Definition
An ARINC 424 path terminator leg, coded HF, that directs the aircraft to fly one complete holding-pattern circuit and end the leg back at the defining fix. Unlike a continuous hold, the HF leg is flown only once: the aircraft crosses the fix, flies the outbound leg, makes the procedure turn, intercepts the inbound course, and terminates the leg upon recrossing the fix. It is used in instrument procedures where a single course-reversal circuit is required for descent, alignment, or sequencing onto the next leg.
Plain English
It's a one-time loop in the shape of a holding pattern. You cross the fix, fly out, turn around, fly back, and the leg ends when you cross the fix again. One trip around — not a continuous hold.
Context Anchor
Seen in instrument procedure coding and RNAV path-and-terminator leg descriptions, especially where a procedure uses a base turn or course reversal to line the aircraft up for the next segment.
Derivation
The term 'base turn' comes from the idea of a course reversal flown over a base or anchor fix.

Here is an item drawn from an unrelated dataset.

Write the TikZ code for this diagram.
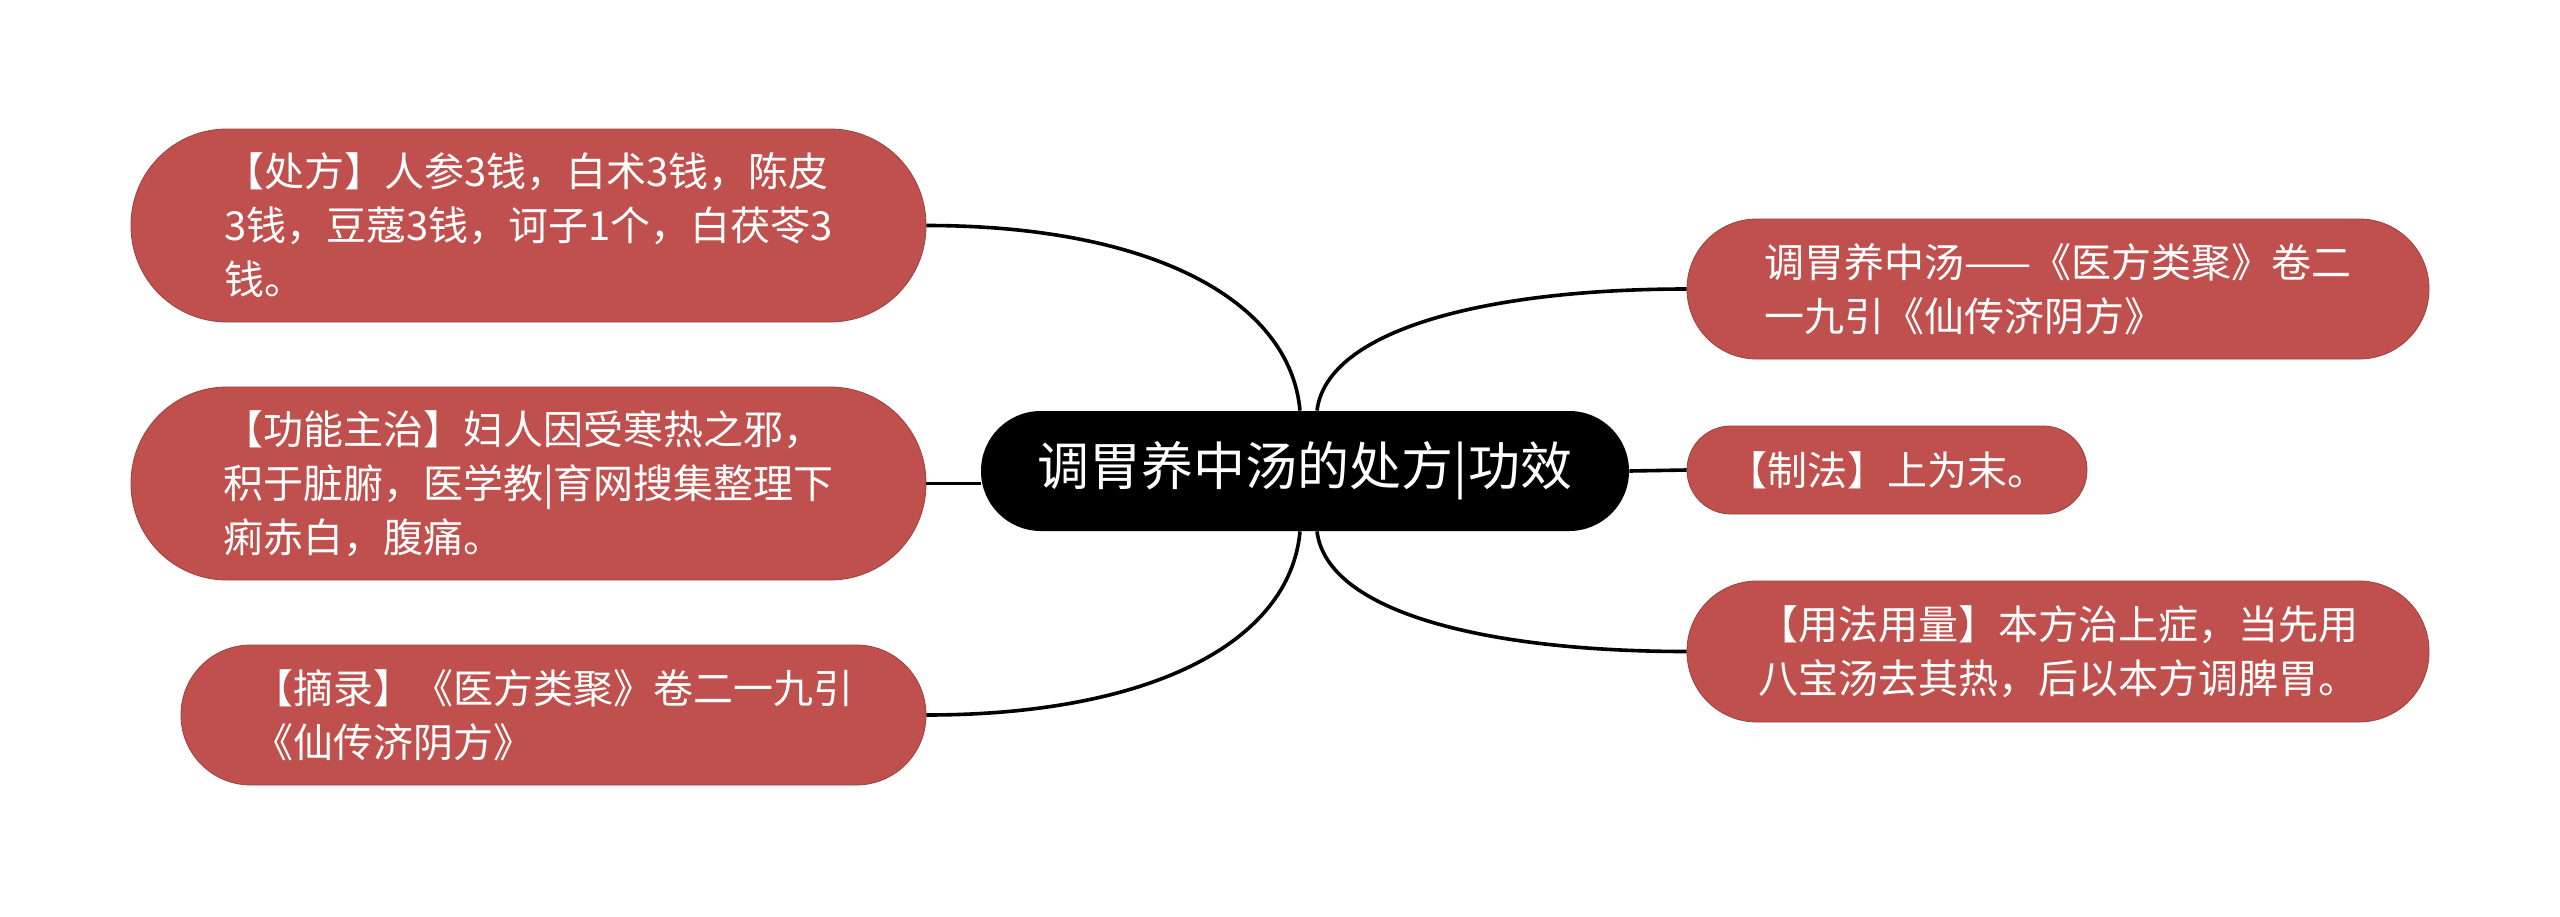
\documentclass[tikz,border=0pt]{standalone}
\usepackage{fontspec}
\setmainfont{Noto Sans CJK SC}
\usepackage{xcolor}
\usepackage{tikz}
\definecolor{leafred}{HTML}{C0504D}

\begin{document}
\begin{tikzpicture}[x=0.5pt, y=-0.5pt,
  leaf/.style={fill=leafred, draw=leafred!80!black, line width=0.4pt, text=white, align=left, inner sep=0pt, font=\fontsize{20pt}{27pt}\selectfont},
  root/.style={fill=black, text=white, inner sep=0pt, font=\fontsize{26pt}{32pt}\selectfont},
  link/.style={black, line width=1.8pt}]
  \useasboundingbox (0,0) rectangle (2560,916);
  \node[root, minimum width=324pt, minimum height=60pt, rounded corners=29.9pt] (topic) at (1305,471) {调胃养中汤的处方|功效};
  \node[leaf, minimum width=397.5pt, minimum height=96.5pt, rounded corners=48pt] (chufang) at (528.5,225.5) {【处方】人参3钱，白术3钱，陈皮\\3钱，豆蔻3钱，诃子1个，白茯苓3\\钱。};
  \node[leaf, minimum width=397.5pt, minimum height=96.5pt, rounded corners=48pt] (gongneng) at (528.5,483.5) {【功能主治】妇人因受寒热之邪，\\积于脏腑，医学教|育网搜集整理下\\痢赤白，腹痛。};
  \node[leaf, minimum width=372.5pt, minimum height=70pt, rounded corners=34.9pt] (zhailu) at (553.5,715) {【摘录】《医方类聚》卷二一九引\\《仙传济阴方》};
  \node[leaf, minimum width=371pt, minimum height=70pt, rounded corners=34.9pt] (laiyuan) at (2058,289) {调胃养中汤——《医方类聚》卷二\\一九引《仙传济阴方》};
  \node[leaf, minimum width=200pt, minimum height=44pt, rounded corners=21.9pt] (zhifa) at (1887,470) {【制法】上为末。};
  \node[leaf, minimum width=371pt, minimum height=70.5pt, rounded corners=35pt] (yongfa) at (2058,651.5) {【用法用量】本方治上症，当先用\\八宝汤去其热，后以本方调脾胃。};
  \coordinate (tl) at ([xshift=-2.5pt]topic.north);
  \coordinate (tr) at ([xshift=6pt]topic.north);
  \coordinate (bl) at ([xshift=-2.5pt]topic.south);
  \coordinate (br) at ([xshift=6pt]topic.south);
  \draw[link] (chufang.east) .. controls +(224,0) and +(-10,-111) .. (tl);
  \draw[link] (gongneng.east) -- (gongneng.east -| topic.west);
  \draw[link] (zhailu.east) .. controls +(224,0) and +(-10,111) .. (bl);
  \draw[link] (tr) .. controls +(10,-81) and +(-200,0) .. (laiyuan.west);
  \draw[link] (topic.east) -- (zhifa.west);
  \draw[link] (br) .. controls +(10,81) and +(-200,0) .. (yongfa.west);
\end{tikzpicture}
\end{document}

The two-letter code HF in ARINC 424 stands for 'Hold to a Fix,' distinguishing it from HM (Hold to a Manual termination) and HA (Hold to an Altitude). Knowing the code helps because the H signals a hold-shaped path and the F signals it ends at the fix after one circuit.
Why Pilots Care
Pilots and FMS programmers need to know the leg ends after one circuit so the aircraft sequences automatically to the next leg. Confusing it with a continuous hold (HM) could leave the aircraft circling indefinitely; confusing it with a hold-to-altitude (HA) could cause early or late termination.
Analogy
Think of it like making one lap around a marked point and then leaving the lap at that point, instead of continuing around again.
Grounding Statement
The aircraft flies a shaped turn pattern once, returns to the fix, and then continues with the procedure.
Intuition Check
“Circuit” does not mean an electrical circuit here; it means one complete turn pattern. “Fix” does not mean repair; it means a named navigation point. “Base turn” here is an instrument-procedure turn, not the normal base leg in an airport traffic pattern.
Example Sentence 1
The procedure required a single circuit terminating at the fix, so the FMS flew one HF circuit and then sequenced onto the inbound approach course.
Example Sentence 2
ATC cleared the flight for the procedure that used a single circuit terminating at the fix (base turn) (HF) to establish on final.